Les périphéries en voie d’ intégration :

 

Il s’agit d’une part des pays de l’Est européen bordant la méditerranée. Pour certains ils intègrent actuellement l’UE ( Slovénie-Malte-Chypre). Ils connaissent cependant un retard de développement par rapport au reste de l’UE.

 

On peut associer à ces Etats européens, Israël dont le poids économique, politique et militaire est réel.

 

Les pays du sud de l’espace méditérranéen.

 

Ils souffrent en général d’un retard de développement, même si certains sont dynamisés par des activités comme la production manufacturière de faible VA mais à fort besoin de main-d’œuvre. Si les relations avec les pays du nord sont réelles elles restent secondaires.

 

Conclusion : L’espace méditerranéen est-il vraiment une interface nord-sud ?

 

Il convient de répondre point par point à cette question :

 

L’espace méditerranéen est un lieu d’échanges. Ces échanges sont intenses, mais ils peuvent être dissymétriques comme dans le cas du commerce, des flux migratoires et du tourisme.
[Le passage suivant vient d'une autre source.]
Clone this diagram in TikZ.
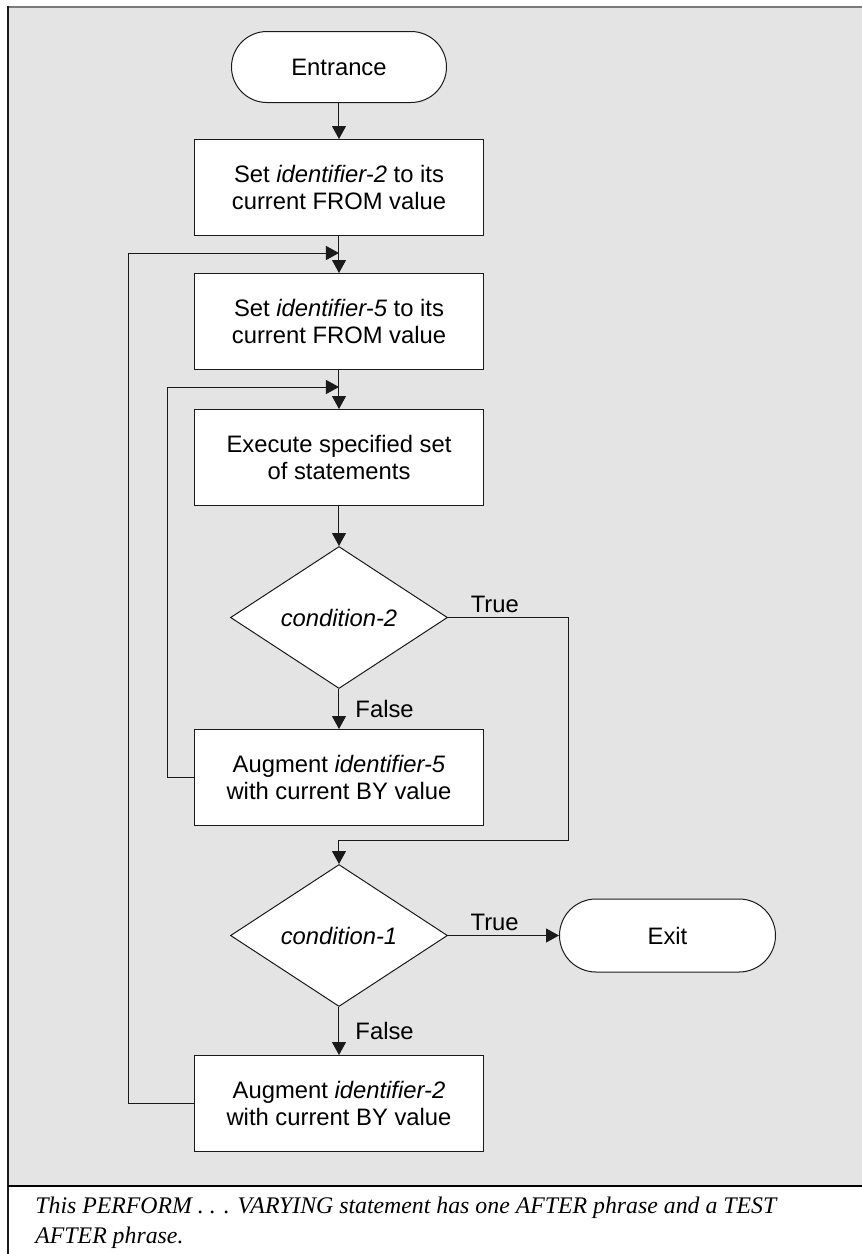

Cette dissymétrie est d’ailleurs le reflet de fractures existant en particulier dans le domaine du développement entre le nord et le sud de la mer méditerranée.

 

Cependant, on observe à plusieurs reprises que l’opposition nord-sud est parfois réductrice. Une grande diversité caractérise cette région. La rive nord comme la rive sud sont loin d’être uniformes. Enfin, l’espace méditerranéen est un lieu de partenariat mais aussi de conflits. C’est même l’une des régions les plus conflictuelles au monde.

 

Donc oui l’espace méditerranéen est une interface nord-sud mais pas seulement.